(begin)

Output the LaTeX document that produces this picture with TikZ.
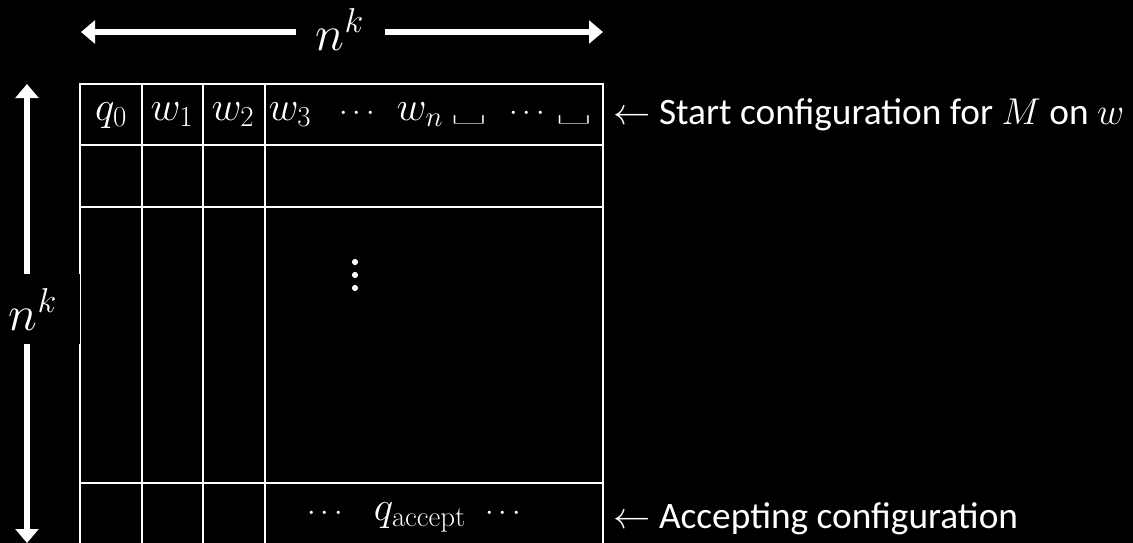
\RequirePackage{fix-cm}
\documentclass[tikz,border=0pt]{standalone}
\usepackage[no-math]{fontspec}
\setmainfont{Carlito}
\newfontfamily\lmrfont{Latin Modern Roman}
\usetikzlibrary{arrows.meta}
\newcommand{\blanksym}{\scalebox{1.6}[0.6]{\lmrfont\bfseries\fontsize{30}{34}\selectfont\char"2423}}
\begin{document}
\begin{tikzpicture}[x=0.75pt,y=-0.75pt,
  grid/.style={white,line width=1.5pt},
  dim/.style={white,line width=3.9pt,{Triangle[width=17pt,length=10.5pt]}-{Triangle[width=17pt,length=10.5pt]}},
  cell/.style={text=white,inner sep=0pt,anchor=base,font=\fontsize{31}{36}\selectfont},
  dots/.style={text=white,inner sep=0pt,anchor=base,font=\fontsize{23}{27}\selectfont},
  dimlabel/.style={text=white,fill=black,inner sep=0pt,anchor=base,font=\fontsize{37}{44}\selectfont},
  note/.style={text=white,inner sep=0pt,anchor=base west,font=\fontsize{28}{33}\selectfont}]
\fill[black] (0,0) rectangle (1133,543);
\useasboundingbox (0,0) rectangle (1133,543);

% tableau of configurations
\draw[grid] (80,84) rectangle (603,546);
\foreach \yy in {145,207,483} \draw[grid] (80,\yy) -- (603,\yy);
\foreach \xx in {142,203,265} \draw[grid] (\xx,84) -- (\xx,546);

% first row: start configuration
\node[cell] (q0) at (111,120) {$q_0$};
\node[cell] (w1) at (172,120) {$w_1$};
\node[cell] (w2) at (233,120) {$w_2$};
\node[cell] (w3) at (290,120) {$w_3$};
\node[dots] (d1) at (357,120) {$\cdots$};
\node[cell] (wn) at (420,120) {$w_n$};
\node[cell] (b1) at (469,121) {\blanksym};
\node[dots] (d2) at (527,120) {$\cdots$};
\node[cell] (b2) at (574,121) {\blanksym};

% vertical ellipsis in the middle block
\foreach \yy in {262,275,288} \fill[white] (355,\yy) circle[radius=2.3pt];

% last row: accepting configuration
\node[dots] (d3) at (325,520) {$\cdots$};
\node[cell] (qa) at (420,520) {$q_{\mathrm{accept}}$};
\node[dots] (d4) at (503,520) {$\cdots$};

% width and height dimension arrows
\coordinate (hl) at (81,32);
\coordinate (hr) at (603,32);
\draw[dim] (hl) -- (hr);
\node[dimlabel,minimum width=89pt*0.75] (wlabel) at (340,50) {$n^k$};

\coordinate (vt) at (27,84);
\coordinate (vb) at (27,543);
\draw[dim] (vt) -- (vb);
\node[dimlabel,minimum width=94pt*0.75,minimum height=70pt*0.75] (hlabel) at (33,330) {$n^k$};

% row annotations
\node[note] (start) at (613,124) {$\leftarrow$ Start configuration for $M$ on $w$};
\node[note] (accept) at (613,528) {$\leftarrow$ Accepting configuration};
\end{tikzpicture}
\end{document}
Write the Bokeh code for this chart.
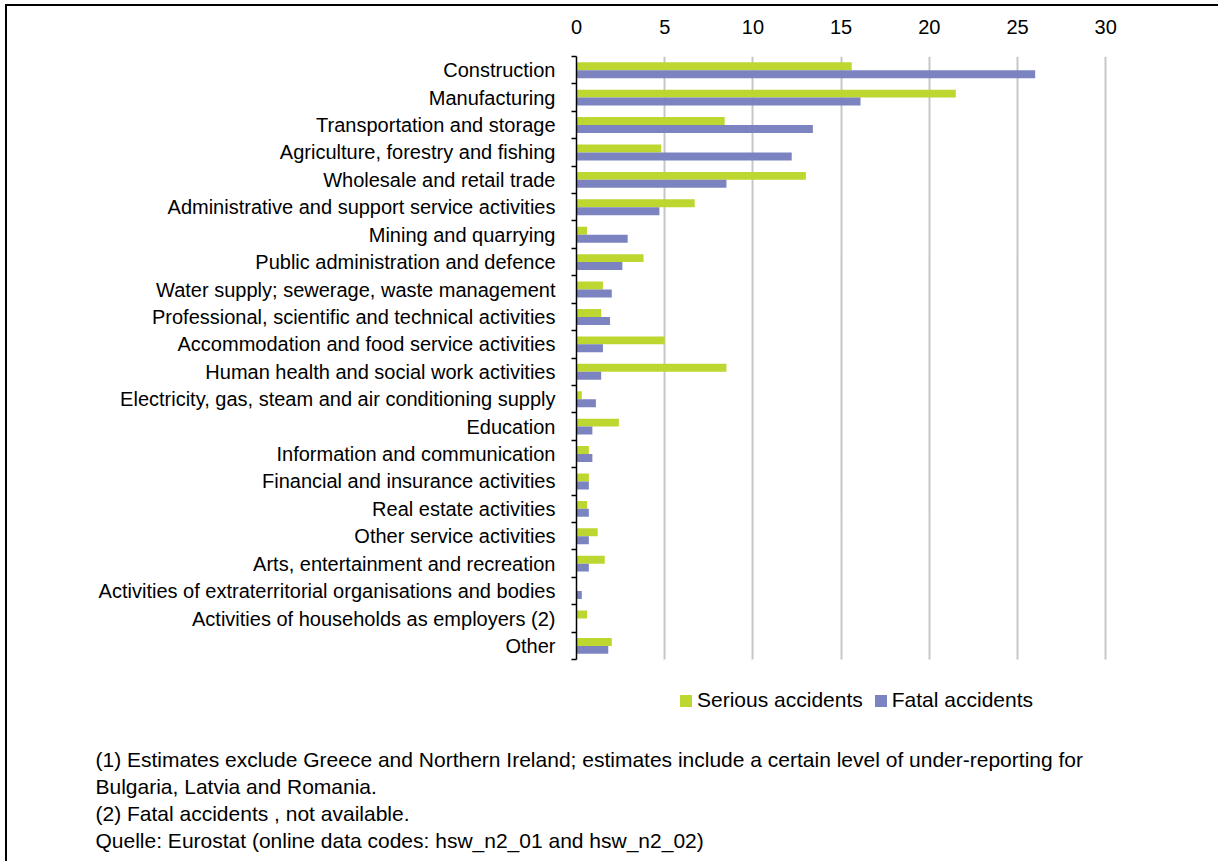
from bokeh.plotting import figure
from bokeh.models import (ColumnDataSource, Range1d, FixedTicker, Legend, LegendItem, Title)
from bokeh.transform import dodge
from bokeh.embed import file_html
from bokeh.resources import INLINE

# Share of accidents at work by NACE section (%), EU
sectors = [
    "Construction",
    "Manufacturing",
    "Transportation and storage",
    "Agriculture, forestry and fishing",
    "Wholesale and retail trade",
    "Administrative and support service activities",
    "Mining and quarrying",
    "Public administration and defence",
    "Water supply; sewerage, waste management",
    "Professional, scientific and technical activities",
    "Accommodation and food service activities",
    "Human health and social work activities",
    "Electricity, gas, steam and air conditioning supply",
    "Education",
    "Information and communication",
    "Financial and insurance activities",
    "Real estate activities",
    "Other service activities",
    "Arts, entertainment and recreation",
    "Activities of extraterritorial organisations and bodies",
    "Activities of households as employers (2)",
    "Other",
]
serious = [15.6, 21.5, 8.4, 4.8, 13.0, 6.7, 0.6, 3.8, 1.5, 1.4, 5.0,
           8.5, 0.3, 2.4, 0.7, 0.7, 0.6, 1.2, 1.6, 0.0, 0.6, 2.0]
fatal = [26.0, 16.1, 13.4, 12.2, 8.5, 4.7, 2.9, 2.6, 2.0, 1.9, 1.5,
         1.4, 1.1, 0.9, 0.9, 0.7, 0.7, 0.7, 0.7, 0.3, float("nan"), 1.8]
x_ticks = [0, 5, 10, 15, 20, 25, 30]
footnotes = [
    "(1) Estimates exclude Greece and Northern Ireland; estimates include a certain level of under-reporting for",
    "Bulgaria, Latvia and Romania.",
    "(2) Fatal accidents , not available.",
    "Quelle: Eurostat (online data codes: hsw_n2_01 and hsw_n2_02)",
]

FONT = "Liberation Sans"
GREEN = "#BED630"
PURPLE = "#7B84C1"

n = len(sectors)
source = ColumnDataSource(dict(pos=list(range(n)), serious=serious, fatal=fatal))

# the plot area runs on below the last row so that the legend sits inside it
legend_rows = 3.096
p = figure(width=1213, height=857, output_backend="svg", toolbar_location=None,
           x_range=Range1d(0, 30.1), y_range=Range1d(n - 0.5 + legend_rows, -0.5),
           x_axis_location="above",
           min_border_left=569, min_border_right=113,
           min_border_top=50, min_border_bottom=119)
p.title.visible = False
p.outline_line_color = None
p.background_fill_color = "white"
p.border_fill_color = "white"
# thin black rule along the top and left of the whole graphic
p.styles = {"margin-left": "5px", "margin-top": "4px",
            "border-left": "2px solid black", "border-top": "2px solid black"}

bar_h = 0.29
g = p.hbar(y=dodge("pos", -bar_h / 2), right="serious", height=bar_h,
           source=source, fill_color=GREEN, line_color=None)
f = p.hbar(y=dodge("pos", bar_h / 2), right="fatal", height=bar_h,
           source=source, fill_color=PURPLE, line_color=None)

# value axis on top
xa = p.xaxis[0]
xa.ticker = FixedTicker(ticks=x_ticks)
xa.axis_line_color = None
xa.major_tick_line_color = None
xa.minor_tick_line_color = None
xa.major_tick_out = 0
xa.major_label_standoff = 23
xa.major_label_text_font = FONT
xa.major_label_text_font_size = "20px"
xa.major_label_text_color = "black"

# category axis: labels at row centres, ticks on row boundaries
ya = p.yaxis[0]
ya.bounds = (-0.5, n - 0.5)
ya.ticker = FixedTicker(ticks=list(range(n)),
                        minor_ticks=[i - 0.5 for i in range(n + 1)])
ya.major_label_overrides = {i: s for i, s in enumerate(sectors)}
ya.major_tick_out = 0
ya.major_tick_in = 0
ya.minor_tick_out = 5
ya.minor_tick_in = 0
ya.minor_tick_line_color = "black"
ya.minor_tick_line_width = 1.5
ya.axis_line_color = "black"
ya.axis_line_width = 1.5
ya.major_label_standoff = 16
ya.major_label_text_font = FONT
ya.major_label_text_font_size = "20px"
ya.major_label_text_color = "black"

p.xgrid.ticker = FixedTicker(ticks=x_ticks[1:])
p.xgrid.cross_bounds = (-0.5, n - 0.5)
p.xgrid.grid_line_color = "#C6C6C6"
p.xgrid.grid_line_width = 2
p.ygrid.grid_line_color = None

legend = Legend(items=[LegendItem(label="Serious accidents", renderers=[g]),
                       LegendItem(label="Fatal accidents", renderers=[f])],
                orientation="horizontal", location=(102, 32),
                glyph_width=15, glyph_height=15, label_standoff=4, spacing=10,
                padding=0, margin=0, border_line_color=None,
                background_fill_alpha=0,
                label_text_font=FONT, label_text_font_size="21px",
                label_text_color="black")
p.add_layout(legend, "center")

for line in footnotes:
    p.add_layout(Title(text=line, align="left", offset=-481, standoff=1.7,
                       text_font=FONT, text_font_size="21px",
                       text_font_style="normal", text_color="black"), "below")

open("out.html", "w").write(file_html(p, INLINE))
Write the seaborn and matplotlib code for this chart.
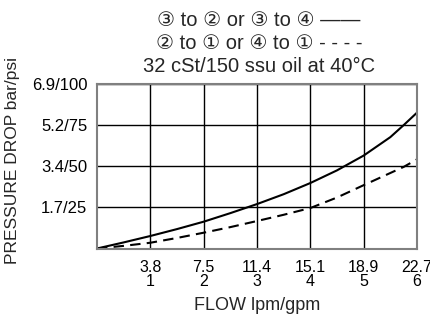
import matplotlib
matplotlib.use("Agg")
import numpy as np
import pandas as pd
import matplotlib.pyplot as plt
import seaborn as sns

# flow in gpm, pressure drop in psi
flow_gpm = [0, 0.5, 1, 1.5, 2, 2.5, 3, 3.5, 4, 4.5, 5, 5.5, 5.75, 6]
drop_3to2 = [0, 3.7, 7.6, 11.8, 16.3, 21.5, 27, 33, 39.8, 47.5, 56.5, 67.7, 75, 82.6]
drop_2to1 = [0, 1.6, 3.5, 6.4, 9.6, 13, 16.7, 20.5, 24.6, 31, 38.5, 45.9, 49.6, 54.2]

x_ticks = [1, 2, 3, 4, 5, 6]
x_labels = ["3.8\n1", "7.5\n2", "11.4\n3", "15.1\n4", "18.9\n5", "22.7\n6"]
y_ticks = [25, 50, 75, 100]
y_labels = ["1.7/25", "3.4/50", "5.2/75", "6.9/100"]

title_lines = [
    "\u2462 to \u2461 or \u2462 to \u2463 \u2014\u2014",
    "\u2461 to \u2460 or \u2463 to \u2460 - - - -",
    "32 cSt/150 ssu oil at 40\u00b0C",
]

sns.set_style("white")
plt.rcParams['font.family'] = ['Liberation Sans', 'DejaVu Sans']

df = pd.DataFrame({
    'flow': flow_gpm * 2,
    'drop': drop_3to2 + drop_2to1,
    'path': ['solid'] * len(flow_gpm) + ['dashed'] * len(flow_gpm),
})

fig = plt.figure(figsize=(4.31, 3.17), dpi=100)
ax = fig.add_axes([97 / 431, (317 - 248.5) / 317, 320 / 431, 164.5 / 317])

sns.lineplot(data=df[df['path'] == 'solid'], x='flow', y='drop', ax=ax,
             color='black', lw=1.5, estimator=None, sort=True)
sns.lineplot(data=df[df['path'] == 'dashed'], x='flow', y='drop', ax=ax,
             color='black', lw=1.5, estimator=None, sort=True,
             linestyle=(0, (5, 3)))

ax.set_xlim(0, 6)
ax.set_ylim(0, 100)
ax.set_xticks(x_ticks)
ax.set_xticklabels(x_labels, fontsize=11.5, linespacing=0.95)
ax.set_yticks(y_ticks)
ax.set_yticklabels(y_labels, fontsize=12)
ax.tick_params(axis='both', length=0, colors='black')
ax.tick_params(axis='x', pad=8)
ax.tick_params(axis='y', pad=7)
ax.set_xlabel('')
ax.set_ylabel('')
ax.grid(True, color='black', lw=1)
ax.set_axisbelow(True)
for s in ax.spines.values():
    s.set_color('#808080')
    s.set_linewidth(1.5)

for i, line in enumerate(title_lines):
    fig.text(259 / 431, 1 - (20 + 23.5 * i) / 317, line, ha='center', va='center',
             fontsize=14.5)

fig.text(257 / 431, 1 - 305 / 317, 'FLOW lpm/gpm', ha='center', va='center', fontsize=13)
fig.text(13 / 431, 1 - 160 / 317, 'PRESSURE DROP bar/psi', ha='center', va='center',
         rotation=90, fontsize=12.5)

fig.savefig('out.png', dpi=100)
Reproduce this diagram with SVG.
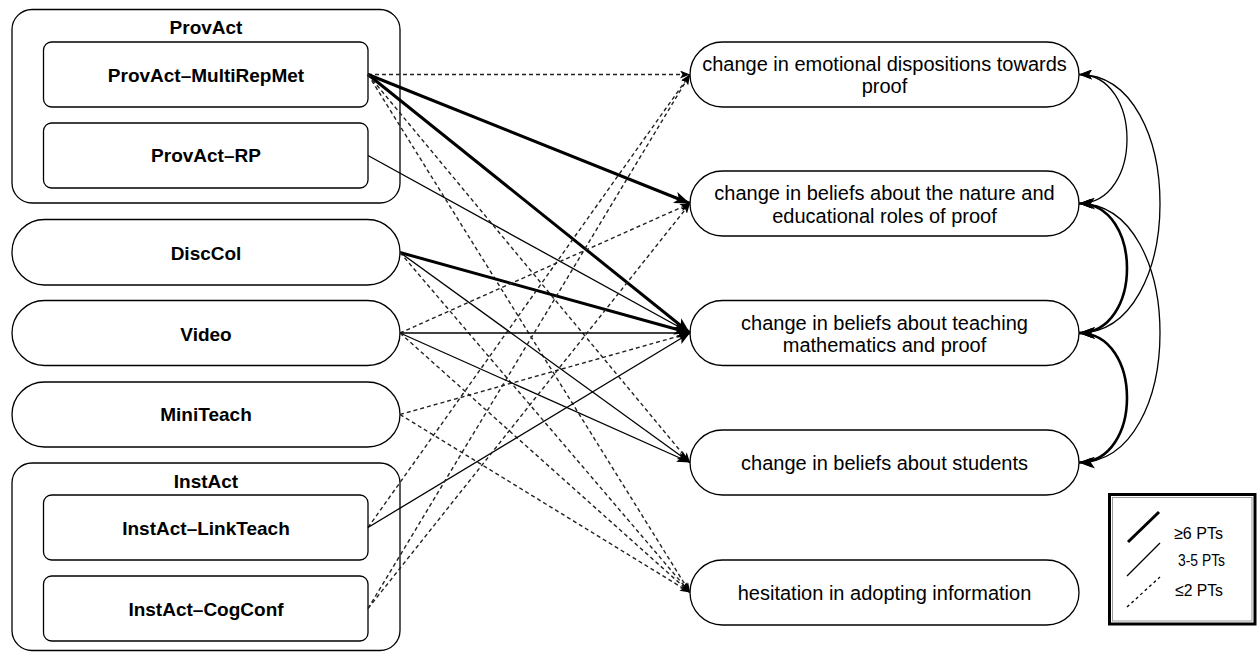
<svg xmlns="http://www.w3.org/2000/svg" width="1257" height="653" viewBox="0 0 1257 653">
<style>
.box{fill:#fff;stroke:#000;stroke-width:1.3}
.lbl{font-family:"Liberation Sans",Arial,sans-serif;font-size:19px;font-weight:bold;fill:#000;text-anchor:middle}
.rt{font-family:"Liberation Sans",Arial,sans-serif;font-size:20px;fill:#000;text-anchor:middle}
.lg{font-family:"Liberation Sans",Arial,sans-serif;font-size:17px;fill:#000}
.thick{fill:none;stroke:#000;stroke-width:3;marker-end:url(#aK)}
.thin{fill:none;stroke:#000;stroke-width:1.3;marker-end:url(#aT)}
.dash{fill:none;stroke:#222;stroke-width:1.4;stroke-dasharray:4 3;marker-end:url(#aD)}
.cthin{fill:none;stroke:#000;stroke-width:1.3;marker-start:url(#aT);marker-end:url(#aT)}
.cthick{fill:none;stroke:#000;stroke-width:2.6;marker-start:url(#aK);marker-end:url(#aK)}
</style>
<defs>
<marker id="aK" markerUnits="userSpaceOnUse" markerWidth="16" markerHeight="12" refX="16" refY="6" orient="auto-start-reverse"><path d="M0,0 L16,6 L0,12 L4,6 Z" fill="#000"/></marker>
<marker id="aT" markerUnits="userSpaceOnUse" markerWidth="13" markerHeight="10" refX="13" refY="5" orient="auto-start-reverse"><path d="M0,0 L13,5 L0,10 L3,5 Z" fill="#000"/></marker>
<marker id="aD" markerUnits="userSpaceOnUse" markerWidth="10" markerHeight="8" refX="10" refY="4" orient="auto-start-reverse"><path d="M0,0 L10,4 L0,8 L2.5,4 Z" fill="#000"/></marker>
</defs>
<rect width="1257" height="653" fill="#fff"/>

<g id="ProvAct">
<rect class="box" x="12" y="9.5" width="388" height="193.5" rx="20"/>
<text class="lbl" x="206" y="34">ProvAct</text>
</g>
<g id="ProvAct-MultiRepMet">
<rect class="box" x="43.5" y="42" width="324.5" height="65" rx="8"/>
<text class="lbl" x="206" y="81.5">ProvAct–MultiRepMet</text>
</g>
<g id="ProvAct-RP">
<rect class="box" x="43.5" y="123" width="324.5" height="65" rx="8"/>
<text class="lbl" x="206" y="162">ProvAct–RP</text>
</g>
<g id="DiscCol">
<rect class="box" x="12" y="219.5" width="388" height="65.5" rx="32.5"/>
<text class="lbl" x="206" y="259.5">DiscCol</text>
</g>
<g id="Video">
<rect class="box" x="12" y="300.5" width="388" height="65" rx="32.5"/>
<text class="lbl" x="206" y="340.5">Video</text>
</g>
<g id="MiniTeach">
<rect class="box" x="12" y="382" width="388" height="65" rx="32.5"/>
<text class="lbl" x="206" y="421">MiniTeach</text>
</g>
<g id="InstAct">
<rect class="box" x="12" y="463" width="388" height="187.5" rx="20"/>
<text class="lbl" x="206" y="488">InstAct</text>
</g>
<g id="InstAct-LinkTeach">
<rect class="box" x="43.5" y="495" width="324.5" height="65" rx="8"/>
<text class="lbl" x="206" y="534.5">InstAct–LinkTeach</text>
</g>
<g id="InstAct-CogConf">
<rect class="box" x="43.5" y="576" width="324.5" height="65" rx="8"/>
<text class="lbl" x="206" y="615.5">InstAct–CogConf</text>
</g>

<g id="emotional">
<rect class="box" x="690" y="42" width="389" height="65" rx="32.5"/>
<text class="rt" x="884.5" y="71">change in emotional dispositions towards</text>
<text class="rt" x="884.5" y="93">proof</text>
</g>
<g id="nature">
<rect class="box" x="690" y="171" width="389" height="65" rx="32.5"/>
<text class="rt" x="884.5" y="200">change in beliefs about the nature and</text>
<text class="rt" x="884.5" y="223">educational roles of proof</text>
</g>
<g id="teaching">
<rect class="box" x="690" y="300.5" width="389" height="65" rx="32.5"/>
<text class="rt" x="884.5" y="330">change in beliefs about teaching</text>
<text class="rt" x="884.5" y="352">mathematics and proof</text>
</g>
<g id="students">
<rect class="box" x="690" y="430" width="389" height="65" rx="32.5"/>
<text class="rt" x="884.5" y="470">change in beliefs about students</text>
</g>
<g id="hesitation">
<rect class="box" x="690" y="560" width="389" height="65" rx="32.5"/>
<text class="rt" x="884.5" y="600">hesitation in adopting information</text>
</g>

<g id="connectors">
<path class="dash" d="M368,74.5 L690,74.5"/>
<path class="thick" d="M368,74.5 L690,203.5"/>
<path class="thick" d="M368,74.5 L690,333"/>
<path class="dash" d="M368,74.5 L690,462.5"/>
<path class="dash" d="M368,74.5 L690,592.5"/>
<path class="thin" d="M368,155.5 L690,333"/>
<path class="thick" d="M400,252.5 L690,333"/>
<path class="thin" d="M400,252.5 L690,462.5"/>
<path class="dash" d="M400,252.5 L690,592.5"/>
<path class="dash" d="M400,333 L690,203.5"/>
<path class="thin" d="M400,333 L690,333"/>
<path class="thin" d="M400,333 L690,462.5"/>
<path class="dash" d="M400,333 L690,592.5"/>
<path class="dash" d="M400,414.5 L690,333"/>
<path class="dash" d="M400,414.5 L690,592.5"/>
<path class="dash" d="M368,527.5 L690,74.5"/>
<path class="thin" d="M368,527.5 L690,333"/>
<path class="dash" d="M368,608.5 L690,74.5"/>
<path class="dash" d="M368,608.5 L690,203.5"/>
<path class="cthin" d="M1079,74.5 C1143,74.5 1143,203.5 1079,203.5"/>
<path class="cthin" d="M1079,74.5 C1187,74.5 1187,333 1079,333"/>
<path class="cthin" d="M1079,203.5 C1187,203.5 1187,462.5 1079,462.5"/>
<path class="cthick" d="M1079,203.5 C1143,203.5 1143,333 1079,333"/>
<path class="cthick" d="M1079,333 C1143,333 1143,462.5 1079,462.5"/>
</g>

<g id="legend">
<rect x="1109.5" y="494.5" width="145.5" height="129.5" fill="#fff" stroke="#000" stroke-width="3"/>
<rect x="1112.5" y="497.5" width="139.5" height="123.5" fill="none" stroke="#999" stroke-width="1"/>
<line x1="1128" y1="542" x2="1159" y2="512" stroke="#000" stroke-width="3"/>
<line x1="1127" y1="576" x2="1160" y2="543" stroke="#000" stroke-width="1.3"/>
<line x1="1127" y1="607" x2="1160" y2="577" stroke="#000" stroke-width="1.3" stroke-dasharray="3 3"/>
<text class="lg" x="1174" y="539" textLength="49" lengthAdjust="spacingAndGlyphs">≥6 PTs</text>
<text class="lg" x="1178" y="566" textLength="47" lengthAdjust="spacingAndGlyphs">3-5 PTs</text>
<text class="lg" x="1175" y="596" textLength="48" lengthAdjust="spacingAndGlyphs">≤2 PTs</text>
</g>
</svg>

(end)

Directions: Show every line from the entries above in which "seaborn" appears.

Correct output:
Write the seaborn and matplotlib code for this chart.
import seaborn as sns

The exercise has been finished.